The results from the experiment illustrated that children in the Action Highlighted Condition associated the novel word with the novel action, whereas the children in the Object Highlighted Condition assumed the novel word referred to the novel object. To understand that the novel word referred to the novel action, children had to learn from the experimenter's nonverbal behavior that they were requesting the action of the object. This illustrates how non-linguistic context influences novel word learning.

===Observing adult behavior===
Children also look at adults' faces when learning new words, which can often lead to better understanding of what words mean. In everyday speech, mistakes are often made. So, why don't children end up learning the wrong words for the targeted things? This may be because children are able to see whether the word was right or wrong for the intended meaning by seeing the adult's facial expressions and behaviour.

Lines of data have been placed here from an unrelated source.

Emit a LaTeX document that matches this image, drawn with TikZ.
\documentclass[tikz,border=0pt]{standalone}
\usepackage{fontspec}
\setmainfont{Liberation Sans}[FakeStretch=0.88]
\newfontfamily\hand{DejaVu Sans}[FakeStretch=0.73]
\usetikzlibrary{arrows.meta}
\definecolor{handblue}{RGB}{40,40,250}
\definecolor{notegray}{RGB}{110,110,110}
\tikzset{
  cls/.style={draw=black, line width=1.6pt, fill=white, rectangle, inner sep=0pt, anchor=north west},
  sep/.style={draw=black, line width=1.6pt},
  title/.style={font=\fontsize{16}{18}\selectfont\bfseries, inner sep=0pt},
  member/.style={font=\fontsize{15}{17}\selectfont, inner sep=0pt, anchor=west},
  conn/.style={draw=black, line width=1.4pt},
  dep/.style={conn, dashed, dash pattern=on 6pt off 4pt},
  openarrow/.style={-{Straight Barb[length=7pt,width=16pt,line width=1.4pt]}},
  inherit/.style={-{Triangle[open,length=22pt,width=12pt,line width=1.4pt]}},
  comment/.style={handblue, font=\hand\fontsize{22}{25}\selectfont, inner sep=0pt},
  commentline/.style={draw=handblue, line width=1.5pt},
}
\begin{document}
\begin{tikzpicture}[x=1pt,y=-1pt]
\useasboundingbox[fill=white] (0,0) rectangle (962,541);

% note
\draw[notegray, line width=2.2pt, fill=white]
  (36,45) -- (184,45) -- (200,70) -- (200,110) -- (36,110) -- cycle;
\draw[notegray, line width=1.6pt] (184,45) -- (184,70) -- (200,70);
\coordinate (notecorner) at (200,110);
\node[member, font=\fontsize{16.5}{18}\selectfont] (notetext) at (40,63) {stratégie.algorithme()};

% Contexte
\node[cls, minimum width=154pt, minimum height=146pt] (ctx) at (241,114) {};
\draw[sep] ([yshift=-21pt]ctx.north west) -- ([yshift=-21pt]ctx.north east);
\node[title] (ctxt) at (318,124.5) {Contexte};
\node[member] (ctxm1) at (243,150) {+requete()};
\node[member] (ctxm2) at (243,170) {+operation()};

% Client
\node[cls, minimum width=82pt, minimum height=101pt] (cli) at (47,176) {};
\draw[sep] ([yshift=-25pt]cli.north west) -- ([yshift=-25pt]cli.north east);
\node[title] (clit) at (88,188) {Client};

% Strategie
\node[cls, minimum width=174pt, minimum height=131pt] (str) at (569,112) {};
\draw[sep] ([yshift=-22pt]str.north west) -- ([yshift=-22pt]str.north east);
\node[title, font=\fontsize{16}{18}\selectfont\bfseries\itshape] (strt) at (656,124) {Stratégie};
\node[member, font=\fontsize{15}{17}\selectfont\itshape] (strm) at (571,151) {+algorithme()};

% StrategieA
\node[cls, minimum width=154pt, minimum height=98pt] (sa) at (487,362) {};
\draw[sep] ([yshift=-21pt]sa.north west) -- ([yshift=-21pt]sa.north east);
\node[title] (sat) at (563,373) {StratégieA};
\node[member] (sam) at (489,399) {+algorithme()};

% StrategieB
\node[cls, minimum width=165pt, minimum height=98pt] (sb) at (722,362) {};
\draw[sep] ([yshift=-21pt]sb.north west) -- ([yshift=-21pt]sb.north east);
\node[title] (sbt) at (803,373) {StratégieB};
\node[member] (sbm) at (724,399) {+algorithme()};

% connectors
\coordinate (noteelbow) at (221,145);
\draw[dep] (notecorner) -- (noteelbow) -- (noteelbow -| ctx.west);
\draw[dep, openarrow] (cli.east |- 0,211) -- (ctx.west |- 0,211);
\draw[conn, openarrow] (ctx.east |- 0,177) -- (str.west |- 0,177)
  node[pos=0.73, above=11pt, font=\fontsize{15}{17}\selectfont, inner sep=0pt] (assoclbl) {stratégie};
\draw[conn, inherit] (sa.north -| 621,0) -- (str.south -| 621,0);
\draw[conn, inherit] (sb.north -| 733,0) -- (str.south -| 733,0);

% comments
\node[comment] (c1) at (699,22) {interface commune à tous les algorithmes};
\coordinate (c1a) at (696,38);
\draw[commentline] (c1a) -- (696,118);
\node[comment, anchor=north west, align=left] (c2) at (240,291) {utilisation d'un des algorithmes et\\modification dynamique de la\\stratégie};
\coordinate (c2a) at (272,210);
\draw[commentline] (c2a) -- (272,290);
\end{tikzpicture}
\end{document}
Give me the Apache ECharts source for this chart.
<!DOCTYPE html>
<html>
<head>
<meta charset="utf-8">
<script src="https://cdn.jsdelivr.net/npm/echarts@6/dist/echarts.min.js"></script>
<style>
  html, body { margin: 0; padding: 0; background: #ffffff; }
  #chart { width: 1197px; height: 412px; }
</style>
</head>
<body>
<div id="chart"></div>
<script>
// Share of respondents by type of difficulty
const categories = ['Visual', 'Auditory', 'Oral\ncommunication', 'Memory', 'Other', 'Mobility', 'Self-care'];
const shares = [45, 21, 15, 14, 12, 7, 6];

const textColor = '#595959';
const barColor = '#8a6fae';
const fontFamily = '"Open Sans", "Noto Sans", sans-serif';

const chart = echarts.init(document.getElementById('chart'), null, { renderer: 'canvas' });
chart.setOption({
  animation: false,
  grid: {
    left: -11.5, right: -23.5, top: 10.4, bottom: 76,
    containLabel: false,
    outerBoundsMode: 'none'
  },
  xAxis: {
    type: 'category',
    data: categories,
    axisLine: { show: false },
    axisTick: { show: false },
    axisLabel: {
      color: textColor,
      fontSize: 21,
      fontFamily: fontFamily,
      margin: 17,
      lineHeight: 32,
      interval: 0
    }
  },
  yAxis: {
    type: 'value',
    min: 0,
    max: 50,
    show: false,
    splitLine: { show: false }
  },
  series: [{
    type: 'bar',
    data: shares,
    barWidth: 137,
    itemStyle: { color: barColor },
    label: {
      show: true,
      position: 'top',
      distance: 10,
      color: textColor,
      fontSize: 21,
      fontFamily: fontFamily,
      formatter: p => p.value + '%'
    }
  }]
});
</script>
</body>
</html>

- Tomasello and Barton performed multiple studies to see if infants could understand whether an action was intentional or accidental, and if they could learn and understand a new verb based on emotional cues.

   Verb: Plunk
   ..."I'm going to plunk Big Bird!"

The adult said this sentence without previously explaining what the verb "plunk" would mean. Afterwards, the adult would do one of two things.

   Action 1
   She then performed the target action intentionally, saying "There!", followed immediately by another action on the same apparatus performed "accidentally", in an awkward fashion saying "Whoops!"

   Action 2
   Same as Action 1, however, reversed.

Afterwards, the children were asked to do the same to another apparatus, and see if the children would perform the targeted action.

   Verb: Plunk
   "Can you go plunk Mickey Mouse?"

The results were that the children were able to understand the intended action for the new word in which they just heard, and performed the action when asked. By watching the adult's behavior and facial expressions, they were able to understand what the verb "plunk" meant and figure out whether it was the targeted action or the accidental action.

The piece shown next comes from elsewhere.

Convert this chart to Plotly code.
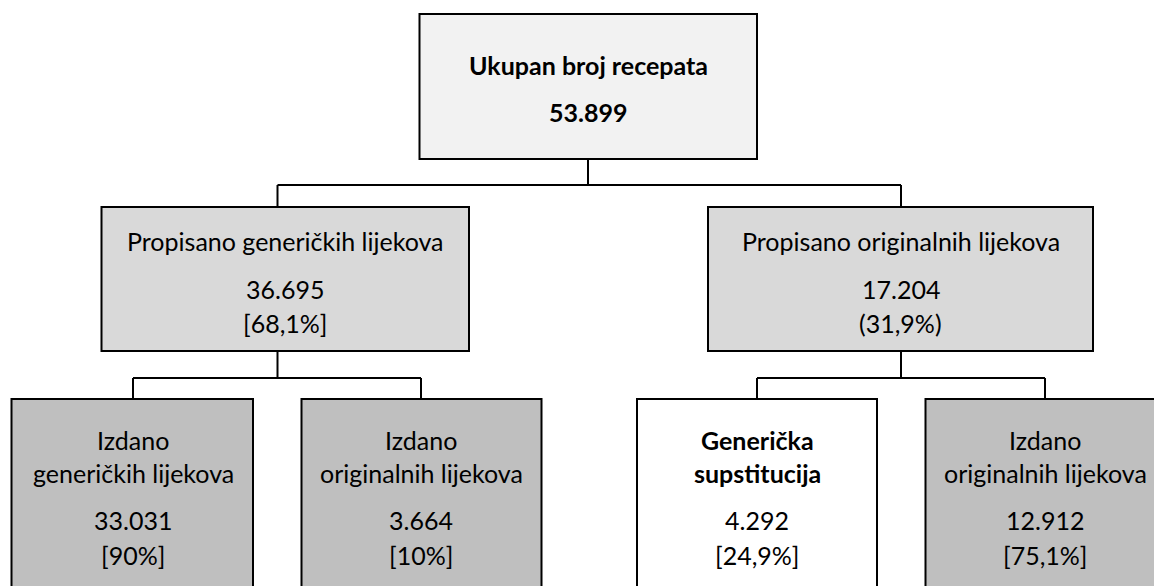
import plotly.graph_objects as go

# ---- data ----
top_label = "Ukupan broj recepata"
top_value = "53.899"

mid_labels = ["Propisano generičkih lijekova", "Propisano originalnih lijekova"]
mid_values = ["36.695", "17.204"]
mid_shares = ["[68,1%]", "(31,9%)"]

bottom_labels_1 = ["Izdano", "Izdano", "Generička", "Izdano"]
bottom_labels_2 = ["generičkih lijekova", "originalnih lijekova", "supstitucija", "originalnih lijekova"]
bottom_values = ["33.031", "3.664", "4.292", "12.912"]
bottom_shares = ["[90%]", "[10%]", "[24,9%]", "[75,1%]"]
bottom_bold = [False, False, True, False]

# ---- layout constants (pixel space of the 1154x586 window) ----
W, H = 1154, 586
FONT = "Lato"
FS = 25
LW = 2

top_box = (419.5, 757, 14, 159)
mid_boxes = [(101.5, 469, 207, 351), (708, 1093, 207, 351)]
mid_conn_x = [277.5, 901]
bot_boxes = [(11.5, 253, 399, 620), (301.5, 541.5, 399, 620),
             (637, 877, 399, 620), (925.5, 1166, 399, 620)]
bot_conn_x = [133, 421, 757, 1045]
bot_fill = ["#bfbfbf", "#bfbfbf", "#ffffff", "#bfbfbf"]

fig = go.Figure()
shapes = []
annos = []


def rect(b, fill):
    shapes.append(dict(type="rect", xref="x", yref="y", x0=b[0], x1=b[1], y0=b[2], y1=b[3],
                       fillcolor=fill, line=dict(color="#000000", width=LW), layer="above"))


def line(x0, y0, x1, y1):
    shapes.append(dict(type="line", xref="x", yref="y", x0=x0, y0=y0, x1=x1, y1=y1,
                       line=dict(color="#000000", width=LW), layer="above"))


def text(x, y, s, bold=False):
    annos.append(dict(x=x, y=y, xref="x", yref="y", text=("<b>%s</b>" % s) if bold else s,
                      showarrow=False, xanchor="center", yanchor="middle",
                      font=dict(family=FONT, size=FS, color="#000000")))


# connectors
top_cx = 588
line(top_cx, top_box[3], top_cx, 185)
line(mid_conn_x[0], 185, mid_conn_x[1], 185)
for cx in mid_conn_x:
    line(cx, 185, cx, mid_boxes[0][2])
for i, cx in enumerate(mid_conn_x):
    line(cx, mid_boxes[i][3], cx, 378)
    a, b = bot_conn_x[2 * i], bot_conn_x[2 * i + 1]
    line(a, 378, b, 378)
    line(a, 378, a, 399)
    line(b, 378, b, 399)

# boxes
rect(top_box, "#f2f2f2")
for b in mid_boxes:
    rect(b, "#d9d9d9")
for b, f in zip(bot_boxes, bot_fill):
    rect(b, f)

# texts
tcx = (top_box[0] + top_box[1]) / 2
text(tcx, 65, top_label, bold=True)
text(tcx, 112, top_value, bold=True)

for i, b in enumerate(mid_boxes):
    cx = (b[0] + b[1]) / 2
    text(cx, 241, mid_labels[i])
    text(cx, 288.5, mid_values[i])
    text(cx, 322.5, mid_shares[i])

for i, b in enumerate(bot_boxes):
    cx = bot_conn_x[i]
    text(cx, 440, bottom_labels_1[i], bold=bottom_bold[i])
    text(cx, 473, bottom_labels_2[i], bold=bottom_bold[i])
    text(cx, 520, bottom_values[i])
    text(cx, 554.5, bottom_shares[i])

fig.update_layout(
    width=W, height=H, autosize=False,
    margin=dict(l=0, r=0, t=0, b=0, pad=0),
    paper_bgcolor="#ffffff", plot_bgcolor="#ffffff",
    xaxis=dict(range=[0, W], visible=False, fixedrange=True),
    yaxis=dict(range=[H, 0], visible=False, fixedrange=True),
    shapes=shapes, annotations=annos, showlegend=False,
)

fig.write_html(
    "out.html",
    config={"displayModeBar": False},
    post_script="document.documentElement.style.overflow='hidden';"
                "document.body.style.margin='0px';"
                "document.body.style.overflow='hidden';",
)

- Akhtar, Carpenter and Tomasello conducted a similar experiment that focused on the behaviors of adults and word learning, but this time, for nouns. In this experiment, two experimenters and a guardian of the child were inside a room, playing with 3 objects. Each object was played with for an equal amount of time, with equal excitement. Afterwards, one experimenter and the guardian would leave, and the experimenter left behind would present a new toy and play with it with the same excitement as the other objects for about the same length of time. Afterwards, the other experimenter and the guardian came back, and so began the experiment and the two ways in which the experiment would be carried out, which was labelled the "Language" and "No-Language" condition. These simply mean that in the Language condition, the new toy had a term for itself, while in the No-Language condition, the term was not used.

   Language
   "Look, I see a gazzer! A gazzer!"

   No-Language
   "Look, I see a toy! A toy!"

Afterwards, the adults would leave then ask the child to bring the new object over. In the Language condition, the child would correctly bring the targeted object over. In the No-Language condition, the child would just randomly bring an object over.

This presents the discovery of two things...

1. The child was aware of which object was new for the adults that left the room.
2. The child knew that the adult was excited because the object was new, and that is why they would use this new term that they had never heard before.

...and the child was able to understand this based on the emotional behaviors of the adult.